Consider Schrödinger's Equation,
$$H=\sum^3_{i=1} \frac{p^2_i}{2m_i}+V(x_1,x_2,x_3).$$
In one dimensional case, we can analyse the shape of the potential, i.e
$$V(x)=\frac{1}{2}m_1 \omega^2_1 x^2$$
is the potential for quantum oscillator. The ground state of quantum oscillator looks like a Gaussian. For two dimensional oscillator we can write
$$V(x,y)=\frac{1}{2}m_1 \omega^2_1 x^2+ \frac{1}{2}m_2 \omega^2_2 y^2,$$
the ground state of this system is again looks like a Gaussian in two dimensions.
If we proceed further we can write
$$V(x,y,z)=\frac{1}{2} m_1 \omega^2_1 x^2+\frac{1}{2}m_2 \omega^2_2 y^2+\frac{1}{2}m_3 \omega^2_3 z^2$$
as the potential of thee dimensional harmonic oscillator.
I hope again the ground state of this system is a Gaussian, but in three dimensions I am unable to understand which shape it will get.
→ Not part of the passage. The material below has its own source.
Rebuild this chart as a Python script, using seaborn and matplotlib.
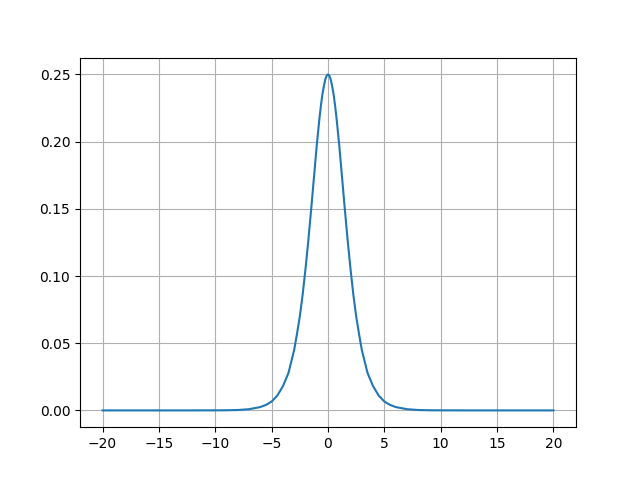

What will happen if we further increase our dimensions say more than three?
Best Answer
The graphical representation of the probability density distributed over the three-dimensional space would be a four-dimensional plot--just like the plot of a probability density distribution over one dimension is two-dimensional and that of a probability density distribution over two dimensions is three-dimensional. There is no direct way to visualize a four-dimensional plot except via its projections onto lower dimensional spaces.
Now, for the specific theory of decoupled harmonic oscillators, the ground state would be the multiplication of Gaussians in each of the dimensions. Thus, the full probability density distribution over the three-dimensional space, when projected onto one (or two) dimension(s), would simply look like Gaussians in those lower dimensions. But, this simplification is owing to the decoupling of oscillators, such a simplification would not be generically possible.